Damals grub man sie in den Wäldern aus, was heute natürlich streng verboten ist. Doch seit einiger Zeit erlebt die kleine Schönheit eine Renaissance, sodass Sie sie bereits jetzt Anfang Dezember im Töpfchen und in vielen, zum Teil wirklich aufregenden Sorten zu sich nach Hause holen können, ohne mit Grabschaufel und Rucksack ausgerüstet das Gesetz brechen zu müssen. Die meisten Schneerosen blühen weiß bis cremefarben, es gibt sie aber auch in diversen Rosaschattierungen bis hin zum tiefen Dunkellila. Kombinationen machen sich immer am besten, Schneerosen sollten überhaupt in Horten gepflanzt werden. Die Pflanze ist langlebig und genügsam, sie breitet sich gemächlich aus, wird höchstens 30Zentimeter hoch und eignet sich mit ihrem immergrünen, ledrigen Laub ausgezeichnet als Unterpflanzung für Sträucher, wiewohl für alle Zonen mit lichtem Schatten. Dort kommen im Winter die dunklen Blätter sowie die Blüten voll zur Geltung. Im Sommer schützt das Laub der Sträucher die Pflanzen vor zu großer Hitze. Die Christrose mag es prinzipiell eher kühl und bevorzugt nahrhafte, kalkhaltige Böden, die keinesfalls staunass sein dürfen.

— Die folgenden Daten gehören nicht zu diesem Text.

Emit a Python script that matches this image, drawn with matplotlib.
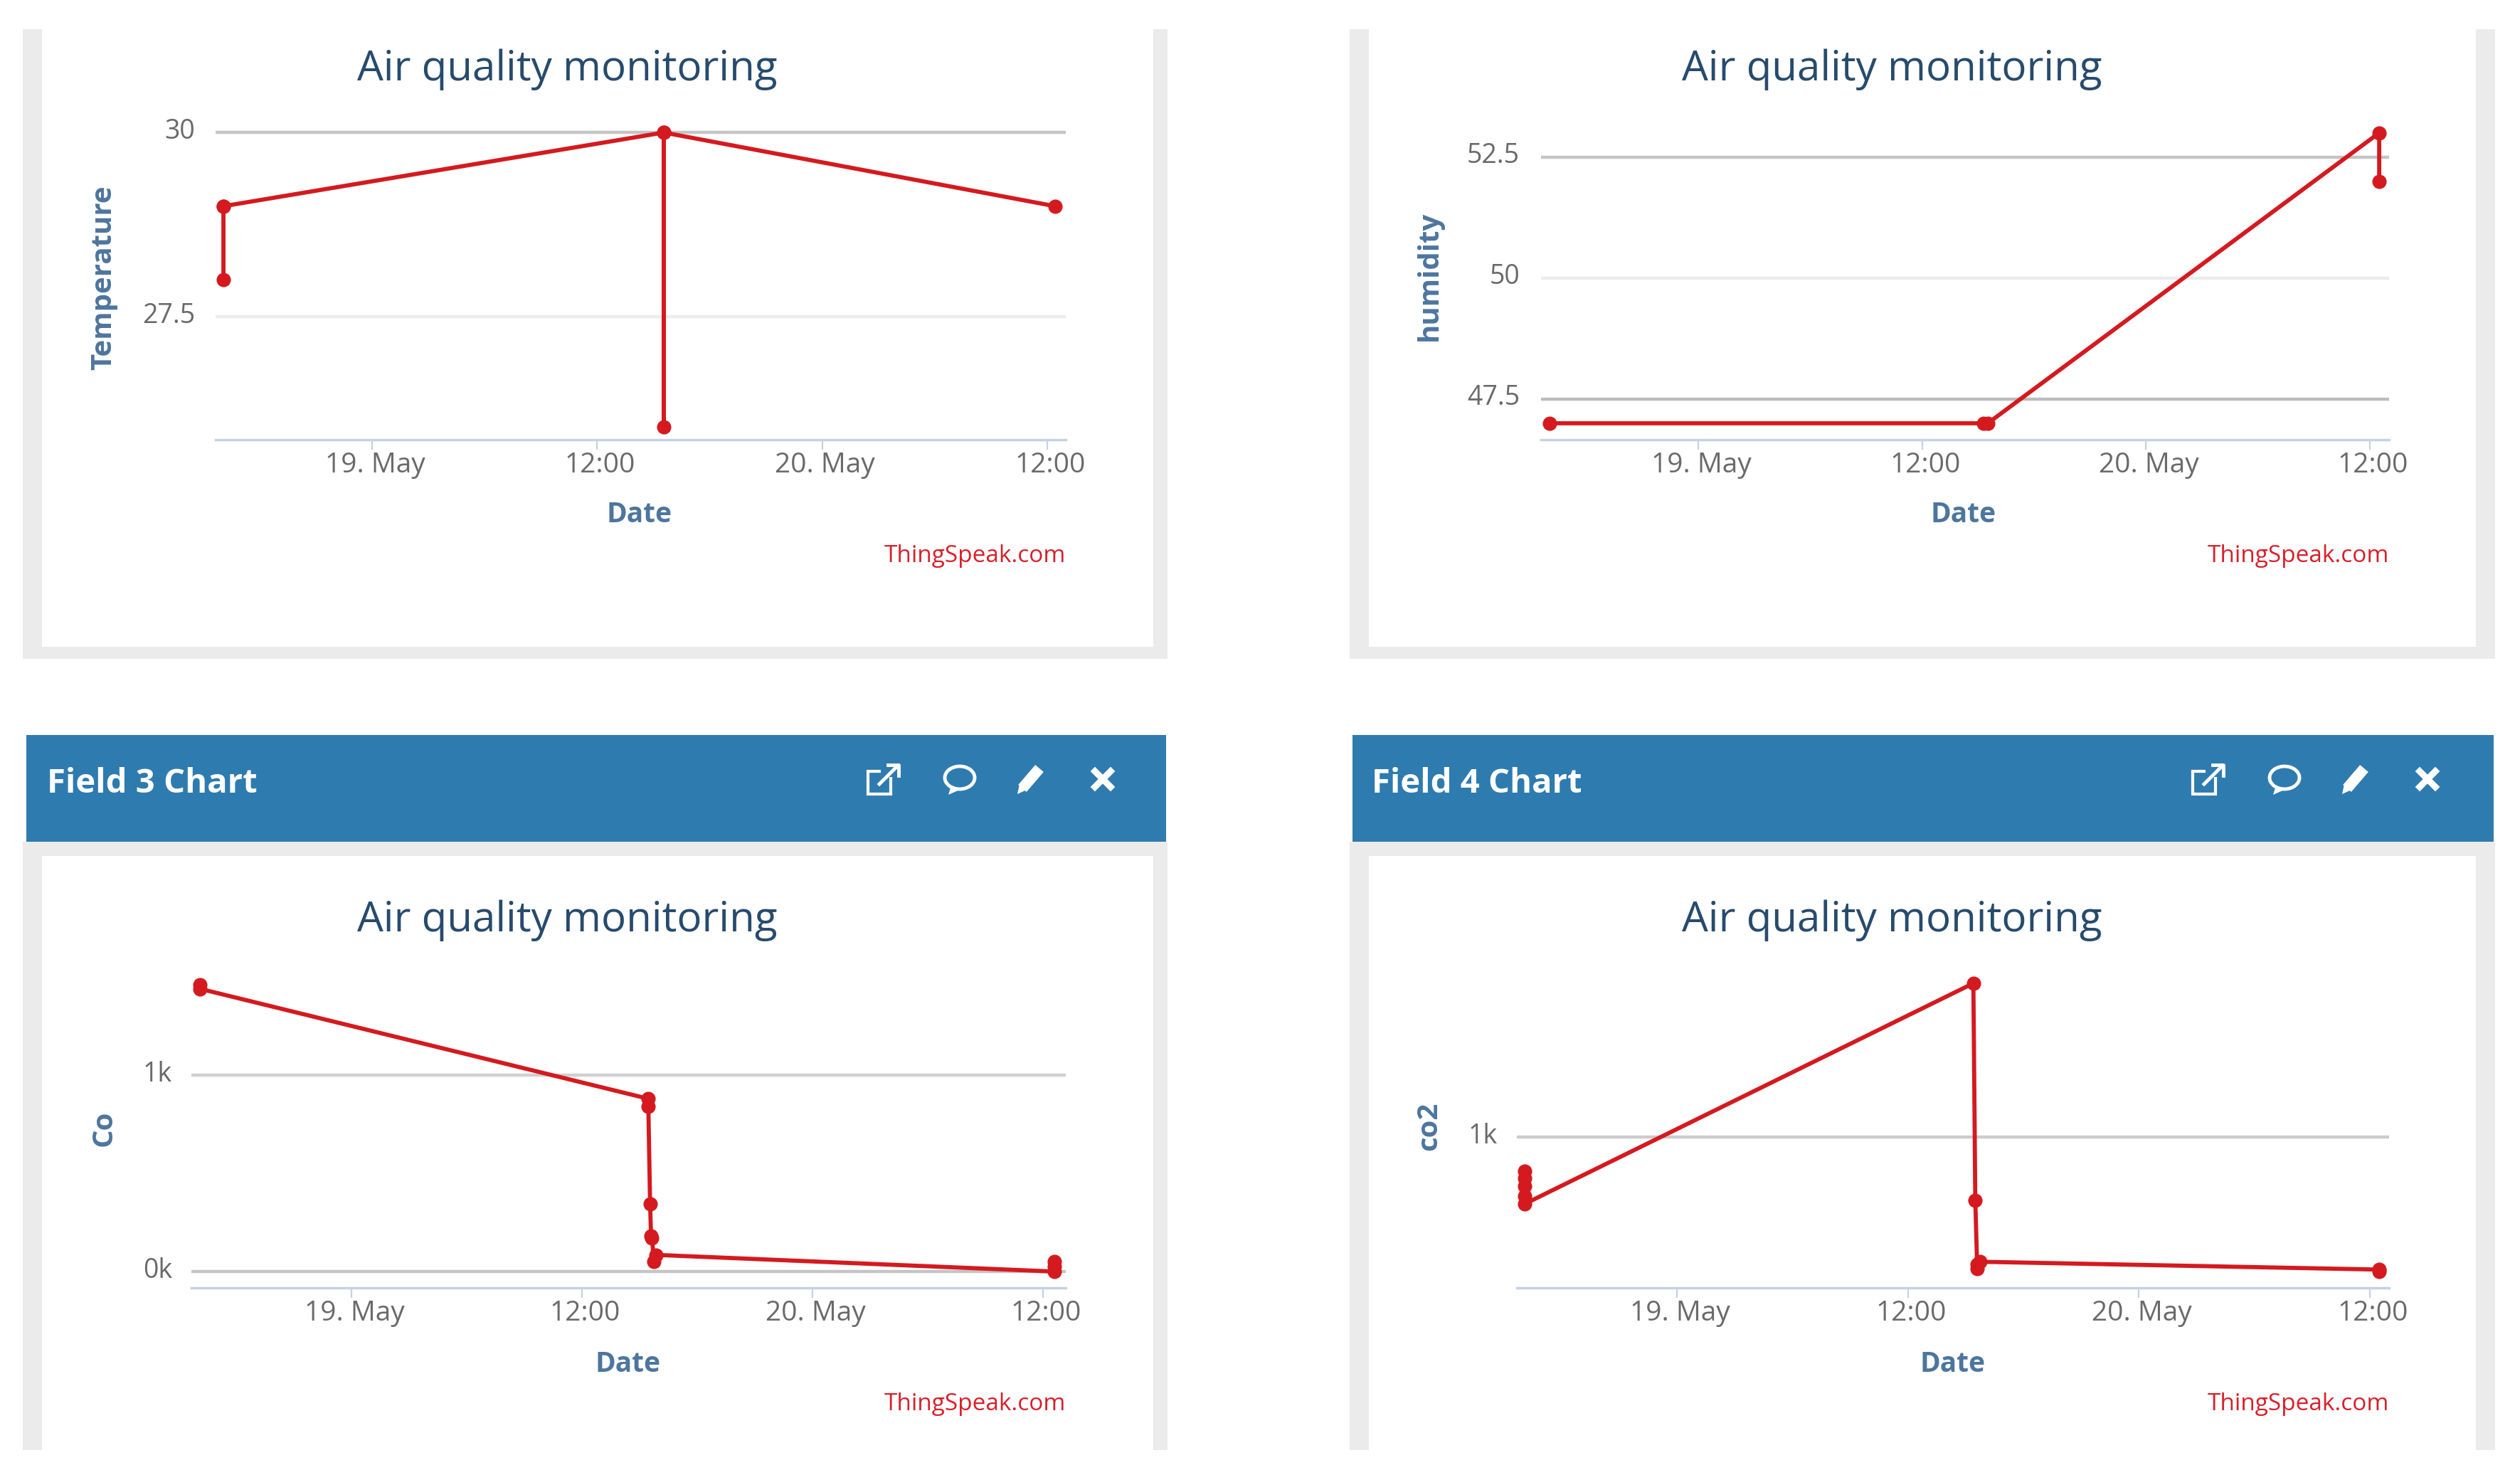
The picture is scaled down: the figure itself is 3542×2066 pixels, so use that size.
import matplotlib
matplotlib.use('Agg')
import matplotlib.pyplot as plt
from matplotlib.patches import Rectangle, Ellipse, Polygon
from matplotlib.transforms import ScaledTranslation

W, H = 3542, 2066
DPI = 100

# hours since 18 May 00:00
tick_hours = [24, 36, 48, 60]
tick_labels = ['19. May', '12:00', '20. May', '12:00']

temp_x = [16.07, 16.07, 16.07, 39.55, 39.55, 39.55, 60.42]
temp_y = [28, 29, 29, 30, 26, 30, 29]
hum_x = [16.03, 39.3, 39.52, 60.5, 60.5]
hum_y = [47, 47, 47, 53, 52]
co_x = [16.11, 16.11, 39.46, 39.46, 39.55, 39.6, 39.65, 39.75, 39.85, 60.6, 60.6, 60.6]
co_y = [1460, 1440, 880, 840, 345, 180, 170, 50, 85, 0, 25, 50]
co2_x = [16.1, 16.1, 16.1, 16.1, 16.1, 39.4, 39.5, 39.6, 39.6, 39.75, 60.5, 60.5]
co2_y = [826, 790, 750, 700, 660, 1783, 678, 330, 350, 365, 325, 315]

panels = [
    dict(px=(303, 1498, 150, 618), xlim=(15.65, 60.99), ylim=(25.83, 30.35), x=temp_x, y=temp_y,
         yticks=[27.5, 30], ylabels=['27.5', '30'], grid=['#ececec', '#c4c4c4'], name='Temperature',
         pad=29, name_xy=(146, 390), date_xy=(899, 723), title_xy=(797, 98), credit_xy=(1498, 781)),
    dict(px=(2166, 3358, 150, 618), xlim=(15.57, 61.03), ylim=(46.66, 53.54), x=hum_x, y=hum_y,
         yticks=[47.5, 50, 52.5], ylabels=['47.5', '50', '52.5'], grid=['#bcbcbc', '#ececec', '#c4c4c4'],
         name='humidity', pad=30, name_xy=(2009, 388), date_xy=(2760, 723), title_xy=(2659, 98),
         credit_xy=(3358, 781)),
    dict(px=(269, 1498, 1340, 1810), xlim=(15.67, 61.19), ylim=(-83, 1620), x=co_x, y=co_y,
         yticks=[0, 1000], ylabels=['0k', '1k'], grid=['#c4c4c4', '#d0d0d0'], name='Co',
         pad=27, name_xy=(146, 1586), date_xy=(883, 1917), title_xy=(797, 1294), credit_xy=(1498, 1973)),
    dict(px=(2132, 3358, 1340, 1810), xlim=(15.68, 61.0), ylim=(232, 1935), x=co2_x, y=co2_y,
         yticks=[1000], ylabels=['1k'], grid=['#cccccc'], name='co2',
         pad=27, name_xy=(2009, 1583), date_xy=(2745, 1917), title_xy=(2659, 1294), credit_xy=(3358, 1973)),
]
headers = [('Field 3 Chart', 37, 1639, 66, 0), ('Field 4 Chart', 1901, 3505, 1928, 1862)]

FONT = 'Open Sans'
RED = '#d41a1f'

fig = plt.figure(figsize=(W / DPI, H / DPI), dpi=DPI, facecolor='white')
bg = fig.add_axes([0, 0, 1, 1])
bg.set_xlim(0, W)
bg.set_ylim(H, 0)
bg.axis('off')


def rect(x0, y0, x1, y1, color):
    bg.add_patch(Rectangle((x0, y0), x1 - x0, y1 - y0, fc=color, ec='none'))


# panel frames
for off, right, inner_r in [(32, 1641, 1621), (1897, 3507, 3480)]:
    inner_l = off + 27
    rect(off, 41, right, 926, '#ebebeb')
    rect(inner_l, 30, inner_r, 909, 'white')
    rect(off, 0, right, 41, 'white')
    rect(off, 1183, right, 2038, '#ebebeb')
    rect(inner_l, 1203, inner_r, 2038, 'white')

# header bars and their icons
for label, x0, x1, tx, dx in headers:
    rect(x0, 1033, x1, 1183, '#2e7bb0')
    bg.text(tx, 1101, label, color='white', fontsize=34, fontweight='bold', family=FONT, ha='left', va='center')
    ix = 1240 + dx
    bg.add_patch(Rectangle((ix - 20, 1084), 32, 32, fc='none', ec='white', lw=3))
    rect(ix - 2, 1072, ix + 26, 1092, '#2e7bb0')
    bg.plot([ix - 4, ix + 22], [1102, 1076], color='white', lw=3.5)
    bg.plot([ix + 8, ix + 23, ix + 23], [1075, 1075, 1090], color='white', lw=3.5)
    ix = 1349 + dx
    bg.add_patch(Ellipse((ix, 1093), 42, 32, fc='none', ec='white', lw=3.5))
    bg.add_patch(Polygon([(ix - 12, 1104), (ix - 16, 1117), (ix + 2, 1109)], fc='white', ec='none'))
    ix = 1450 + dx
    bg.plot([ix - 13, ix + 11], [1108, 1080], color='white', lw=11, solid_capstyle='butt')
    bg.add_patch(Polygon([(ix - 20, 1116), (ix - 17, 1102), (ix - 9, 1111)], fc='white', ec='none'))
    ix = 1550 + dx
    bg.plot([ix - 11, ix + 11], [1084, 1106], color='white', lw=6.5)
    bg.plot([ix - 11, ix + 11], [1106, 1084], color='white', lw=6.5)

for p in panels:
    x0, x1, y0, y1 = p['px']
    ax = fig.add_axes([x0 / W, 1 - y1 / H, (x1 - x0) / W, (y1 - y0) / H])
    ax.patch.set_alpha(0)
    ax.set_xlim(p['xlim'])
    ax.set_ylim(p['ylim'])
    for s in ['top', 'left', 'right']:
        ax.spines[s].set_visible(False)
    ax.spines['bottom'].set_color('#c4d2e4')
    ax.spines['bottom'].set_linewidth(2.5)

    ax.set_xticks(tick_hours, tick_labels, family=FONT, fontsize=28, color='#6a6a6a')
    ax.tick_params(axis='x', length=10, width=1.6, color='#c4d2e4', pad=2)
    ax.set_yticks(p['yticks'], p['ylabels'], family=FONT, fontsize=27, color='#6a6a6a')
    ax.tick_params(axis='y', length=0, pad=p['pad'] * 72 / DPI)
    shift = ScaledTranslation(0, 6 / DPI, fig.dpi_scale_trans)
    for t in ax.get_yticklabels():
        t.set_transform(t.get_transform() + shift)
    for t in ax.get_xticklabels():
        t.set_transform(t.get_transform() + ScaledTranslation(4 / DPI, 0, fig.dpi_scale_trans))
    for v, c in zip(p['yticks'], p['grid']):
        ax.axhline(v, color=c, lw=3.2, zorder=1)

    ax.plot(p['x'], p['y'], color=RED, lw=4.2, marker='o', ms=13.5, mec=RED, zorder=3, clip_on=False)

    bg.text(*p['title_xy'], 'Air quality monitoring', family=FONT, fontsize=42, color='#274b6d', ha='center', va='center')
    bg.text(*p['date_xy'], 'Date', family=FONT, fontsize=28, fontweight='bold', color='#4d759e', ha='center', va='center')
    bg.text(*p['name_xy'], p['name'], family=FONT, fontsize=29, fontweight='bold', color='#4d759e',
            rotation=90, ha='center', va='center')
    bg.text(*p['credit_xy'], 'ThingSpeak.com', family=FONT, fontsize=24, color='#d8202a', ha='right', va='center')

fig.savefig('out.png', dpi=DPI)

Auch Leute ohne Garten können sich an ihren winterlichen Blüten freuen, wenn sie die Pflanze im Topf ziehen. Dieser sollte jedoch eher groß und vor allem tief sein, denn die Christrose ist eine Tiefwurzlerin. Sie können sie auch für eine Weile im Innenraum im Topf aufs Fensterbrett stellen, so lang, bis sie abgeblüht ist. Je kühler sie steht, desto länger blüht sie, und sobald der Boden draußen nicht mehr gefroren ist, wird sie im Freien ausgepflanzt.


Wie es zu dem Namen kam.
Angesichts der ursprünglich weißen Blüte darf man sich fragen, wie es zur Namensgebung Helleborus niger kam. Das ist einfach erklärt: Die Wurzel der Schneerose ist schwarz und wurde in früheren Zeiten getrocknet und zermahlen als Niespulver verwendet, woher der ebenfalls noch gebräuchliche Name Nieswurz stammt. Im Gegensatz zu anderslautenden Informationen ist die Schneerose jedoch in allen Pflanzenteilen giftig, das Schneerosenwurzelpulverschnupfen ist also nicht unbedingt eine empfehlenswerte Variante der Nasensäuberung. Dennoch wurde die Schneerose lange Zeit als Arzneipflanze verwendet, denn „allein die Dosis macht, dass ein Ding kein Gift ist“, wusste bereits Paracelsus. Zwischenzeitlich ist man davon aber abgekommen. Lang vor Paracelsus, behauptet die Legende, nutzte auch Solon, der alte Hellene, die stark abführende Wirkung der Nieswurz für ganz andere als heilende Zwecke.

Als er mit seinen Truppen im Jahr 600 v. Christi Geburt die Stadt Kirrha belagert hat, soll er das Bächlein, das die Stadtbewohner mit Trinkwasser versorgt hat, so lang mit Helleborus-Pulver gewürzt haben, bis die Belagerten allesamt von Durchfällen und anderen Zuständen so geschwächt waren, dass sie sich nicht nur über-, sondern auch ergeben mussten. Am besten also, sie erfreuen sich nur an ihrem Anblick, der im Winter heilsam genug ist.

Lexikon

Schneeweiß. Eine besonders schöne neuere Sorte ist beispielsweise Helada mit extragroßen schneeweißen Blüten und tiefgelben Staubgefäßen.

Rubinrot. Obwohl die meisten Schneerosen weiß, ins Hellrosa spielend, oder sehr dunkellila sind, gibt es noch eine ganz ausgefallene Sorte mit leuchtend rubinroten Blüten. Und diese Blüte heißt sehr treffend Rubra.

Rosa. Manche Züchtungen haben der Schneerose auch wie Rüschenröckchen gefüllte Blüten verpasst, wie etwa der rosa gefärbten und noch dazu mit Pünktchen verzierten Sorte namens Rock'n Roll.